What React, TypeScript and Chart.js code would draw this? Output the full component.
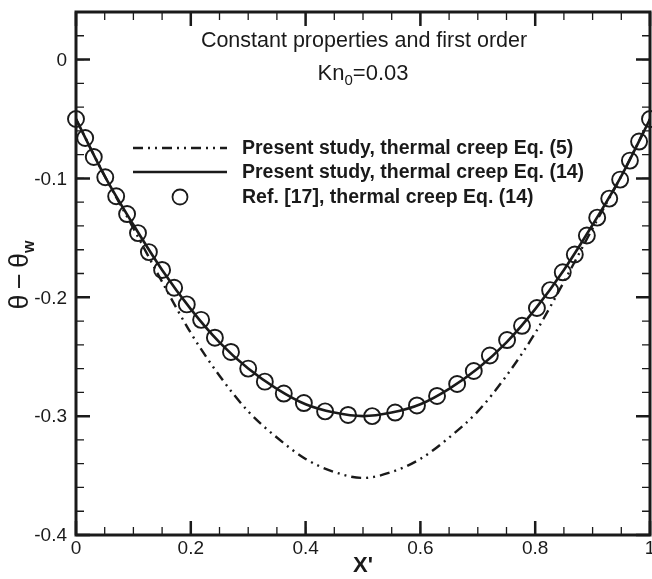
import React, { useEffect, useRef } from "react";
import { Chart, registerables } from "chart.js";

Chart.register(...registerables);

// ---- data ----
const lineX = [0, 0.05, 0.1, 0.15, 0.2, 0.25, 0.3, 0.35, 0.4, 0.45, 0.5, 0.55, 0.6, 0.65, 0.7, 0.75, 0.8, 0.85, 0.9, 0.95, 1];
const eq5Y = [-0.05, -0.098, -0.142, -0.187, -0.23, -0.266, -0.296, -0.318, -0.336, -0.347, -0.352, -0.347, -0.336, -0.318, -0.296, -0.266, -0.23, -0.187, -0.142, -0.098, -0.05];
const eq14Y = [-0.05, -0.098, -0.139, -0.177, -0.21, -0.238, -0.26, -0.277, -0.29, -0.297, -0.3, -0.297, -0.29, -0.277, -0.26, -0.238, -0.21, -0.177, -0.139, -0.098, -0.05];
const refX = [0, 0.016, 0.031, 0.051, 0.07, 0.089, 0.108, 0.127, 0.15, 0.171, 0.193, 0.218, 0.242, 0.27, 0.3, 0.329, 0.362, 0.397, 0.434, 0.474, 0.516, 0.556, 0.594, 0.629, 0.664, 0.693, 0.721, 0.751, 0.777, 0.803, 0.826, 0.848, 0.869, 0.89, 0.908, 0.929, 0.948, 0.965, 0.981, 1.0];
const refY = [-0.05, -0.066, -0.082, -0.099, -0.115, -0.13, -0.146, -0.162, -0.177, -0.192, -0.206, -0.219, -0.234, -0.246, -0.26, -0.271, -0.281, -0.289, -0.296, -0.299, -0.3, -0.297, -0.291, -0.283, -0.273, -0.262, -0.249, -0.236, -0.224, -0.209, -0.194, -0.179, -0.164, -0.148, -0.133, -0.117, -0.101, -0.085, -0.069, -0.05];
const xTicks = [0, 0.2, 0.4, 0.6, 0.8, 1];
const xTickLabels = ["0", "0.2", "0.4", "0.6", "0.8", "1"];
const yTicks = [-0.4, -0.3, -0.2, -0.1, 0];
const yTickLabels = ["-0.4", "-0.3", "-0.2", "-0.1", "0"];
const xMinorStep = 0.05;
const yMinorStep = 0.02;
const legendLabels = [
  "Present study, thermal creep Eq. (5)",
  "Present study, thermal creep Eq. (14)",
  "Ref. [17], thermal creep Eq. (14)",
];
const titleLine1 = "Constant properties and first order";

const FONT = "'Liberation Sans', Arial, Helvetica, sans-serif";
const INK = "#1a1a1a";
const DASH = [10, 5, 2, 5, 2, 5];

const decor = {
  id: "decor",
  afterDraw(chart: any) {
    const ctx = chart.ctx as CanvasRenderingContext2D;
    const a = chart.chartArea;
    const xs = chart.scales.x;
    const ys = chart.scales.y;
    ctx.save();
    ctx.strokeStyle = INK;
    // minor ticks
    ctx.lineWidth = 1.3;
    for (let v = xs.min; v <= xs.max + 1e-9; v += xMinorStep) {
      const px = xs.getPixelForValue(v);
      ctx.beginPath();
      ctx.moveTo(px, a.bottom); ctx.lineTo(px, a.bottom - 8);
      ctx.moveTo(px, a.top); ctx.lineTo(px, a.top + 8);
      ctx.stroke();
    }
    for (let v = ys.min; v <= ys.max + 1e-9; v += yMinorStep) {
      const py = ys.getPixelForValue(v);
      ctx.beginPath();
      ctx.moveTo(a.left, py); ctx.lineTo(a.left + 8, py);
      ctx.moveTo(a.right, py); ctx.lineTo(a.right - 8, py);
      ctx.stroke();
    }
    // major ticks
    ctx.lineWidth = 2.5;
    xTicks.forEach((v) => {
      const px = xs.getPixelForValue(v);
      ctx.beginPath();
      ctx.moveTo(px, a.bottom); ctx.lineTo(px, a.bottom - 14);
      ctx.moveTo(px, a.top); ctx.lineTo(px, a.top + 14);
      ctx.stroke();
    });
    yTicks.forEach((v) => {
      const py = ys.getPixelForValue(v);
      ctx.beginPath();
      ctx.moveTo(a.left, py); ctx.lineTo(a.left + 14, py);
      ctx.moveTo(a.right, py); ctx.lineTo(a.right - 14, py);
      ctx.stroke();
    });
    // frame
    ctx.lineWidth = 3;
    ctx.strokeRect(a.left, a.top, a.right - a.left, a.bottom - a.top);

    // tick labels
    ctx.fillStyle = INK;
    ctx.font = `19px ${FONT}`;
    ctx.textBaseline = "middle";
    ctx.textAlign = "center";
    xTicks.forEach((v, i) => ctx.fillText(xTickLabels[i], xs.getPixelForValue(v), a.bottom + 14));
    ctx.textAlign = "right";
    yTicks.forEach((v, i) => ctx.fillText(yTickLabels[i], a.left - 9, ys.getPixelForValue(v) + 1));

    const cx = (a.left + a.right) / 2;
    // titles
    ctx.textAlign = "center";
    ctx.font = `21.5px ${FONT}`;
    ctx.fillText(titleLine1, cx + 1, 41);
    // Kn0=0.03
    const f1 = `22px ${FONT}`;
    const f2 = `15px ${FONT}`;
    ctx.font = f1;
    const wKn = ctx.measureText("Kn").width;
    const wRest = ctx.measureText("=0.03").width;
    ctx.font = f2;
    const wSub = ctx.measureText("0").width;
    const x0 = cx - (wKn + wSub + wRest) / 2;
    ctx.textAlign = "left";
    ctx.font = f1;
    ctx.fillText("Kn", x0, 74);
    ctx.font = f2;
    ctx.fillText("0", x0 + wKn, 81);
    ctx.font = f1;
    ctx.fillText("=0.03", x0 + wKn + wSub, 74);

    // legend
    const rows = [148, 172, 197];
    const lx0 = 133, lx1 = 227, tx = 242;
    ctx.lineWidth = 2.4;
    ctx.setLineDash(DASH);
    ctx.beginPath(); ctx.moveTo(lx0, rows[0]); ctx.lineTo(lx1, rows[0]); ctx.stroke();
    ctx.setLineDash([]);
    ctx.beginPath(); ctx.moveTo(lx0, rows[1]); ctx.lineTo(lx1, rows[1]); ctx.stroke();
    ctx.lineWidth = 1.8;
    ctx.beginPath(); ctx.arc((lx0 + lx1) / 2, rows[2], 7.5, 0, Math.PI * 2); ctx.stroke();
    ctx.font = `bold 19.5px ${FONT}`;
    legendLabels.forEach((t, i) => ctx.fillText(t, tx, rows[i] + 1));

    // x label
    ctx.textAlign = "center";
    ctx.font = `bold 22px ${FONT}`;
    ctx.fillText("X'", cx, 566);

    // y label
    ctx.translate(21, 275);
    ctx.rotate(-Math.PI / 2);
    const fm = `27px ${FONT}`;
    const fs = `bold 16px ${FONT}`;
    const main = "\u03B8\u2009\u2212\u2009\u03B8";
    ctx.font = fm;
    const wm = ctx.measureText(main).width;
    ctx.font = fs;
    const ww = ctx.measureText("w").width;
    const sx = -(wm + ww) / 2;
    ctx.textAlign = "left";
    ctx.font = fm;
    ctx.fillText(main, sx, 0);
    ctx.font = fs;
    ctx.fillText("w", sx + wm, 9);
    ctx.restore();
  },
};

export default function App() {
  const ref = useRef<HTMLCanvasElement | null>(null);
  useEffect(() => {
    document.body.style.margin = "0";
    document.body.style.overflow = "hidden";
    const canvas = ref.current!;
    const chart = new Chart(canvas, {
      type: "line",
      data: {
        datasets: [
          {
            label: legendLabels[0],
            data: lineX.map((x, i) => ({ x, y: eq5Y[i] })),
            borderColor: INK,
            borderWidth: 2.4,
            borderDash: DASH,
            pointRadius: 0,
            cubicInterpolationMode: "monotone",
            fill: false,
          },
          {
            label: legendLabels[1],
            data: lineX.map((x, i) => ({ x, y: eq14Y[i] })),
            borderColor: INK,
            borderWidth: 2.6,
            pointRadius: 0,
            cubicInterpolationMode: "monotone",
            fill: false,
          },
          {
            label: legendLabels[2],
            data: refX.map((x, i) => ({ x, y: refY[i] })),
            showLine: false,
            pointStyle: "circle",
            pointRadius: 8,
            pointBorderWidth: 1.9,
            pointBorderColor: INK,
            pointBackgroundColor: "rgba(0,0,0,0)",
            borderColor: INK,
            backgroundColor: "rgba(0,0,0,0)",
            clip: false as any,
          },
        ],
      },
      options: {
        animation: false,
        responsive: false,
        maintainAspectRatio: false,
        layout: { autoPadding: false, padding: { top: 12, right: 2, left: 0, bottom: 0 } },
        plugins: { legend: { display: false }, tooltip: { enabled: false }, title: { display: false } },
        scales: {
          x: {
            type: "linear",
            min: 0,
            max: 1,
            grid: { display: false, drawTicks: false },
            border: { display: false },
            ticks: { display: false },
            afterFit: (s: any) => { s.height = 44; },
          },
          y: {
            type: "linear",
            min: -0.4,
            max: 0.04,
            grid: { display: false, drawTicks: false },
            border: { display: false },
            ticks: { display: false },
            afterFit: (s: any) => { s.width = 76; },
          },
        },
      },
      plugins: [decor],
    });
    return () => chart.destroy();
  }, []);
  return (
    <div style={{ width: 652, height: 579 }}>
      <canvas ref={ref} width={652} height={579} style={{ display: "block", width: 652, height: 579 }} />
    </div>
  );
}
==================================================
◆ WORK TO COMPLETE ◆
Display every line of the listing that contains the string "React".

◆ SOLUTION TO THIS TASK ◆
What React, TypeScript and Chart.js code would draw this? Output the full component.
import React, { useEffect, useRef } from "react";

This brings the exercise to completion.